Kulturelle Bildung – der Schlüssel zum Zugang zur Kultur für alle Menschen
Jordi Baltà, Projektleiter und wissenschaftlicher Mitarbeiter bei der europäischen Stiftung „interarts“ (Barcelona / Brüssel)

Jeder Mensch hat das Recht zur kulturellen Teilhabe, wie es in der Allgemeinen Erklärung der Menschenrechte von 1948 und später im internationalen Pakt über wirtschaftliche, soziale und kulturelle Rechte von 1966, auch als UN-Sozialpakt bekannt, anerkannt wurde. Während die eigentliche Reichweite dieses Rechts oft und vielseitig diskutiert wurde (Was meinen wir mit „Kultureller Teilhabe“? Ist jede Art von Kultur damit gemeint? Was umfasst Kultur? etc.), ist es unbestreitbar, dass kulturelle Rechte im Allgemeinen weniger beachtet werden, als andere Menschenrechte.

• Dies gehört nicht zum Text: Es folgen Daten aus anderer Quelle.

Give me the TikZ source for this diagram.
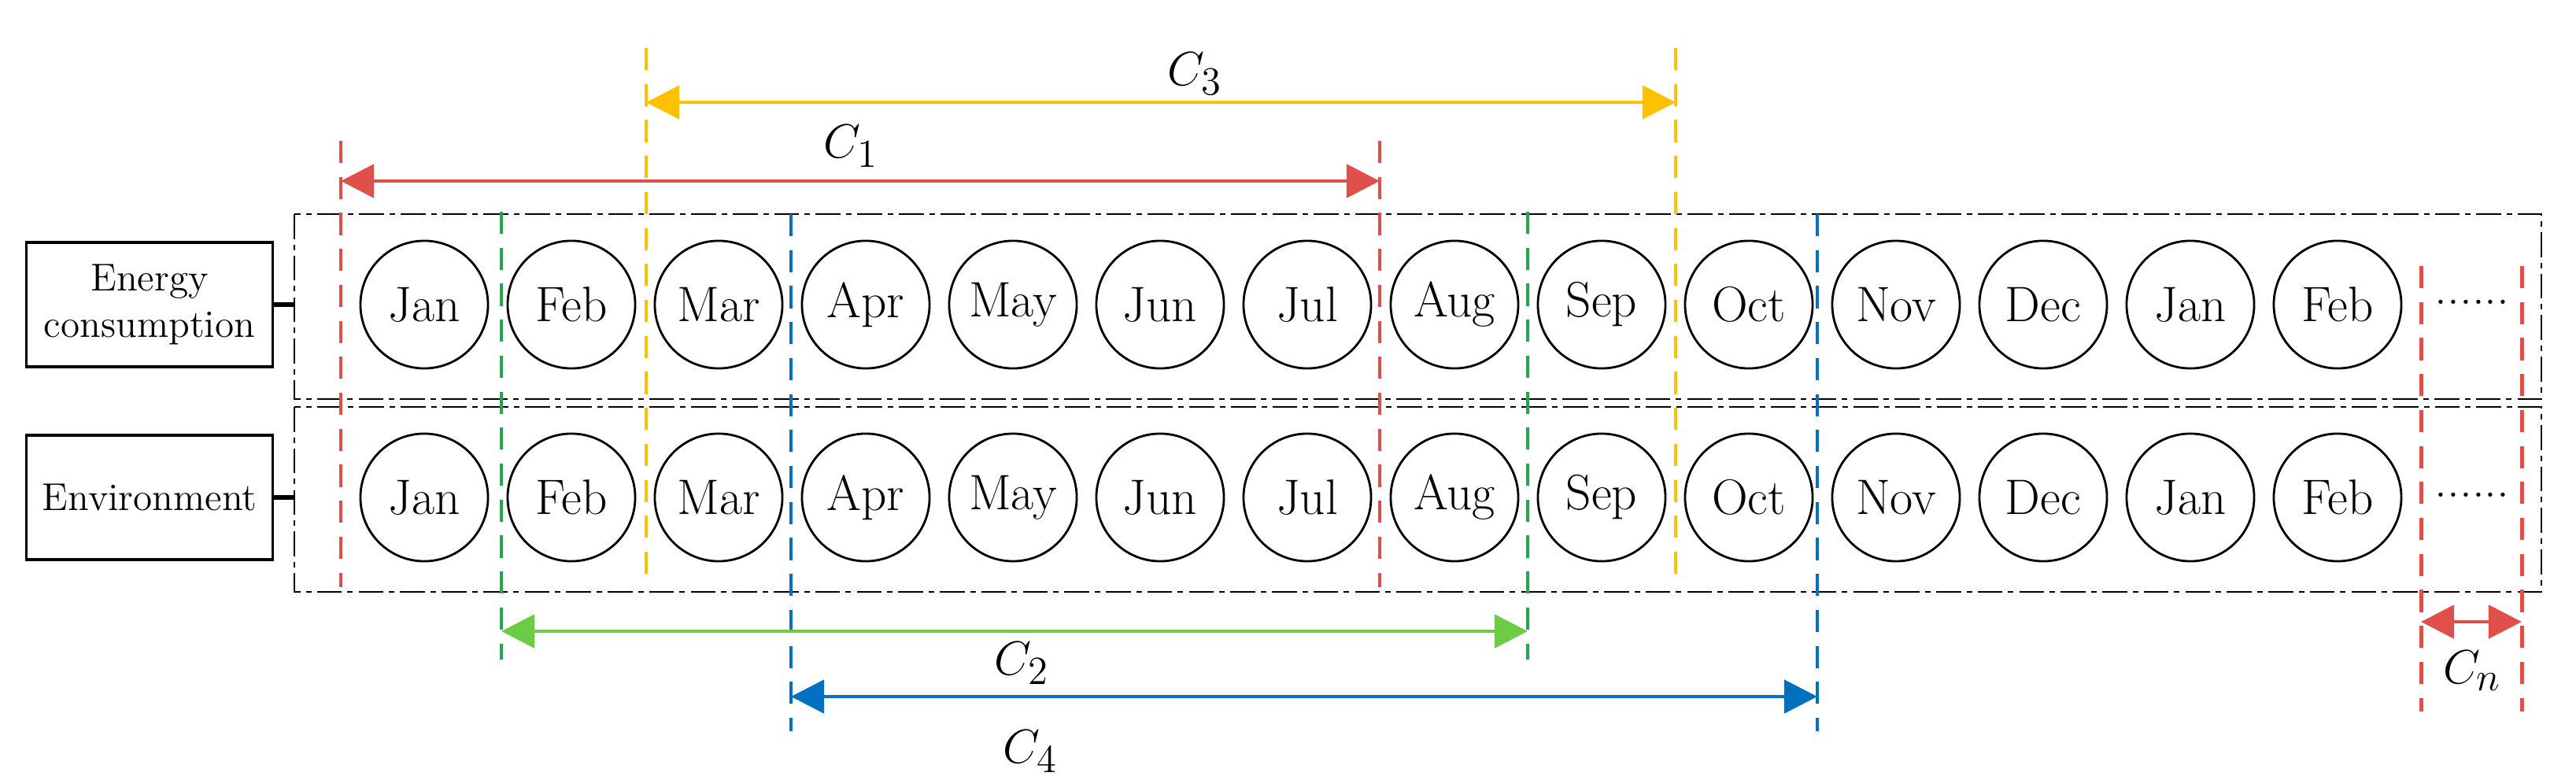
\documentclass[tikz,border=0pt]{standalone}
\usetikzlibrary{arrows.meta,shapes.geometric}
\definecolor{cred}{HTML}{E0504A}
\definecolor{cyel}{HTML}{FFC000}
\definecolor{cgrn}{HTML}{1EAA4A}
\definecolor{clgrn}{HTML}{6CCC44}
\definecolor{cblu}{HTML}{0070C0}
\tikzset{
	month/.style={circle, draw, line width=0.8pt, minimum size=16.2mm, inner sep=0pt, font=\fontsize{18}{20}\selectfont},
	label box/.style={draw, line width=1pt, minimum width=31.3mm, minimum height=15.8mm, align=center, font=\fontsize{14}{17}\selectfont},
	row box/.style={draw, line width=0.8pt, dash pattern=on 9pt off 2pt on 2pt off 2pt},
	cut/.style={line width=1.4pt, dash pattern=on 8pt off 5pt},
	span/.style={line width=1.4pt, {Triangle[length=12pt,width=12pt]}-{Triangle[length=12pt,width=12pt]}},
	clab/.style={font=\fontsize{19}{21}\selectfont}
}
\begin{document}
\begin{tikzpicture}[x=0.01cm, y=-0.01cm]
	\useasboundingbox (0,0) rectangle (3273,991);

	% label boxes
	\node [label box] (energy) at (190,387) {Energy\\consumption};
	\node [label box] (env) at (190,632) {Environment};

	% row boxes
	\draw [row box] (374,272) rectangle (3229,507);
	\draw [row box] (374,517) rectangle (3229,752);
	\coordinate (top-in) at (374,387);
	\coordinate (bot-in) at (374,632);
	\draw [line width=1.5pt] (energy) -- (top-in);
	\draw [line width=1.5pt] (env) -- (bot-in);

	% months
	\foreach \m [count=\i] in {Jan,Feb,Mar,Apr,May,Jun,Jul,Aug,Sep,Oct,Nov,Dec,Jan,Feb}
	{
		\node [month] (e-\i) at (539+187*\i-187,387) {\m};
		\node [month] (v-\i) at (539+187*\i-187,632) {\m};
	}
	\node [font=\fontsize{18}{20}\selectfont] (e-dots) at (3141,384) {......};
	\node [font=\fontsize{18}{20}\selectfont] (v-dots) at (3141,629) {......};

	% cut lines
	\foreach \x/\a/\b/\c in {433/179/746/cred, 1753/179/746/cred, 821/61/735/cyel, 2129/61/735/cyel,
		637/269/838/cgrn, 1941/269/838/cgrn, 1005/272/929/cblu, 2309/272/929/cblu,
		3076/338/904/cred, 3204/338/904/cred}
		\draw [cut, \c] (\x,\a) -- (\x,\b);

	% spans
	\coordinate (c1-l) at (433,230); \coordinate (c1-r) at (1753,230);
	\coordinate (c3-l) at (821,130); \coordinate (c3-r) at (2129,130);
	\coordinate (c2-l) at (637,802); \coordinate (c2-r) at (1941,802);
	\coordinate (c4-l) at (1005,885); \coordinate (c4-r) at (2309,885);
	\coordinate (cn-l) at (3076,790); \coordinate (cn-r) at (3204,790);
	\draw [span, cred] (c1-l) -- (c1-r);
	\draw [span, cyel] (c3-l) -- (c3-r);
	\draw [span, clgrn] (c2-l) -- (c2-r);
	\draw [span, cblu] (c4-l) -- (c4-r);
	\draw [span, cred] (cn-l) -- (cn-r);

	% labels
	\node [clab] at (1081,186) {$C_1$};
	\node [clab] at (1518,94) {$C_3$};
	\node [clab] at (1298,843) {$C_2$};
	\node [clab] at (1309,955) {$C_4$};
	\node [clab] at (3141,852) {$C_n$};
\end{tikzpicture}
\end{document}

In den letzten Jahren haben Menschenrechte als Basis für Kulturpolitik jedoch größere Aufmerksamkeit erfahren, wie es die Agenda 21 für Kultur (2004) zeigt. Auch wenn nicht direkt das Menschenrecht auf kulturelle Teilhabe angesprochen wird, bekennt auch die europäische Kulturagenda von 2007 mit ihren Forderungen nach mehr Zugangsmöglichkeiten zur Kultur, einen Mangel an Kulturteilhabemöglichkeiten, der in vielen europäischen Gesellschaften vorherrscht. Zu viele Hindernisse halten heute immer noch eine große Anzahl von Menschen davon ab, ihre eigene Kreativität entwickeln zu können und an Kulturaktivitäten und Veranstaltungen teilhaben zu können.

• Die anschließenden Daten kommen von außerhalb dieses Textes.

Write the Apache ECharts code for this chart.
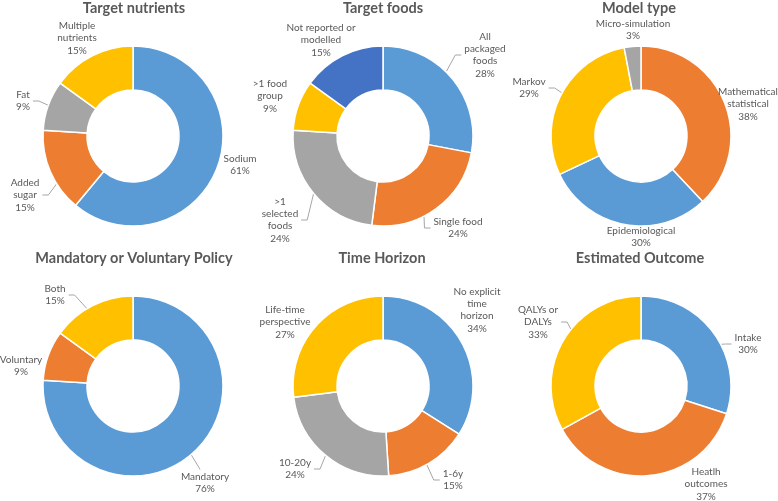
<!DOCTYPE html>
<html>
<head>
<meta charset="utf-8">
<script src="https://cdn.jsdelivr.net/npm/echarts@6/dist/echarts.min.js"></script>
<style>
  html, body { margin: 0; padding: 0; background: #ffffff; }
  #chart { width: 778px; height: 501px; }
</style>
</head>
<body>
<div id="chart"></div>
<script>
// ---- Data ----
const nutrientCats = ['Sodium', 'Added\nsugar', 'Fat', 'Multiple\nnutrients'];
const nutrientVals = [61, 15, 9, 15];

const foodCats = ['All\npackaged\nfoods', 'Single food', '>1\nselected\nfoods', '>1 food\ngroup', 'Not reported or\nmodelled'];
const foodVals = [28, 24, 24, 9, 15];

const modelCats = ['Mathematical\nstatistical', 'Epidemiological', 'Markov', 'Micro-simulation'];
const modelVals = [38, 30, 29, 3];

const policyCats = ['Mandatory', 'Voluntary', 'Both'];
const policyVals = [76, 9, 15];

const horizonCats = ['No explicit\ntime\nhorizon', '1-6y', '10-20y', 'Life-time\nperspective'];
const horizonVals = [34, 15, 24, 27];

const outcomeCats = ['Intake', 'Heatlh\noutcomes', 'QALYs or\nDALYs'];
const outcomeVals = [30, 37, 33];

const titles = ['Target nutrients', 'Target foods', 'Model type',
                'Mandatory or Voluntary Policy', 'Time Horizon', 'Estimated Outcome'];

// ---- Styles / layout ----
const BLUE = '#5B9BD5', ORANGE = '#ED7D31', GRAY = '#A5A5A5', YELLOW = '#FFC000', DBLUE = '#4472C4';
const TEXT = '#595959';
const R_IN = 46, R_OUT = 90;

const charts = [
  { cats: nutrientCats, vals: nutrientVals, colors: [BLUE, ORANGE, GRAY, YELLOW], center: [133, 136],
    labelPos: [[240, 165], [25, 195], [23, 101], [77, 38]],
    lines: [null, ['right', 0.45], ['right', 0.95], null] },
  { cats: foodCats, vals: foodVals, colors: [BLUE, ORANGE, GRAY, YELLOW, DBLUE], center: [383, 136],
    labelPos: [[485, 55], [458, 228], [280, 220], [270, 96], [321, 40]],
    lines: [['left', 0.47], ['left', 0.5], ['right', 1.0], null, null] },
  { cats: modelCats, vals: modelVals, colors: [ORANGE, BLUE, YELLOW, GRAY], center: [641, 136],
    labelPos: [[748, 104], [641, 237], [529, 88], [633, 30]],
    lines: [null, null, ['right', 0.5], null] },
  { cats: policyCats, vals: policyVals, colors: [BLUE, ORANGE, YELLOW], center: [133, 386],
    labelPos: [[205, 483], [21, 366], [55, 295]],
    lines: [['top', 0.5], null, ['right', 0.5]] },
  { cats: horizonCats, vals: horizonVals, colors: [BLUE, ORANGE, GRAY, YELLOW], center: [383, 386],
    labelPos: [[477, 310], [453, 480], [295, 469], [285, 322]],
    lines: [null, ['left', 0.5], ['right', 1.0], null] },
  { cats: outcomeCats, vals: outcomeVals, colors: [BLUE, ORANGE, YELLOW], center: [641, 386],
    labelPos: [[748, 344], [706, 484], [538, 322]],
    lines: [['left', 0.5], null, ['right', 0.5]] }
];
const titlePos = [[134, 1], [383, 1], [639, 1], [134, 251], [382, 251], [640, 251]];

function midAngle(vals, i) {
  const total = vals.reduce((a, b) => a + b, 0);
  let cum = 0;
  for (let k = 0; k < i; k++) cum += vals[k];
  return (cum + vals[i] / 2) / total * Math.PI * 2; // clockwise from 12 o'clock
}

const chart = echarts.init(document.getElementById('chart'), null, { renderer: 'canvas' });

const series = charts.map((c, si) => ({
  type: 'pie',
  center: c.center,
  radius: [R_IN, R_OUT],
  startAngle: 90,
  clockwise: true,
  avoidLabelOverlap: false,
  silent: true,
  itemStyle: { borderColor: '#ffffff', borderWidth: 1.5 },
  label: {
    show: true, position: 'outside', formatter: '{b}\n{c}%',
    color: TEXT, fontFamily: 'Lato', fontSize: 10, lineHeight: 12.4
  },
  labelLine: { show: true, lineStyle: { color: '#A6A6A6', width: 1 }, length: 5, length2: 5 },
  emphasis: { disabled: true },
  data: c.vals.map((v, i) => ({
    name: c.cats[i], value: v,
    itemStyle: { color: c.colors[i] },
    labelLine: { show: !!c.lines[i] }
  })),
  labelLayout: function (params) {
    const i = params.dataIndex;
    const p = c.labelPos[i];
    const res = { x: p[0], y: p[1], align: 'center', verticalAlign: 'middle' };
    const ln = c.lines[i];
    if (ln) {
      const w = params.labelRect.width, h = params.labelRect.height;
      const a = midAngle(c.vals, i);
      const r = R_IN + ln[1] * (R_OUT - R_IN);
      const end = [c.center[0] + r * Math.sin(a), c.center[1] - r * Math.cos(a)];
      let start, elbow;
      if (ln[0] === 'right') {
        start = [p[0] + w / 2 + 3, p[1]]; elbow = [start[0] + 6, p[1]];
      } else if (ln[0] === 'left') {
        start = [p[0] - w / 2 - 3, p[1]]; elbow = [start[0] - 6, p[1]];
      } else {
        start = [p[0] - 5, p[1] - h / 2 - 1]; elbow = [start[0] - 1, start[1] - 2];
      }
      res.labelLinePoints = [end, elbow, start];
    }
    return res;
  }
}));

chart.setOption({
  animation: false,
  title: titles.map((t, i) => ({
    text: t, left: titlePos[i][0], top: titlePos[i][1], textAlign: 'center', padding: 0,
    textStyle: { color: TEXT, fontFamily: 'Lato', fontWeight: 'bold', fontSize: 14.5 }
  })),
  series: series
});
</script>
</body>
</html>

Die Förderung von Synergien zwischen Kultur und Bildung ist eine fundamentale Aufgabe, um den Zugang für alle Menschen zur Kultur zu ermöglichen. Auf europäischer Ebene betonte 2010 die Plattform „Zugang zur Kultur“ in ihren politischen Leitlinien, dass Lernprozessen durch und mit Kultur absolute Priorität eingeräumt werden sollte, indem die Synergien zwischen Kulturangeboten, schulischer, außerschulischer und informeller Bildung gefördert werden. In diesem Sinne zeigt die eine Bürgerbefragung, die von 2009-10 durch das Netzwerk Euromedinculture(s) in über 10 Ländern durchgeführt wurde (2500 rückgesandte Fragebögen/10 nationale Foren mit 1500 TLN/ein internationales Forum mit 1200 TLN), dass ein Großteil der Bevölkerung die Verbesserung des Zugangs zur Kultur als einen der wichtigsten Bestandteile europäischer Kulturpolitik wahrnimmt. Die Integration von Kunst und Kultur in die schulische und außerschulische Bildung müsse ein wichtiger Schritt in diese Richtung sein. (www.euromedinculture.org/observatoire-culturel-menu/telechargements/summary/4/17).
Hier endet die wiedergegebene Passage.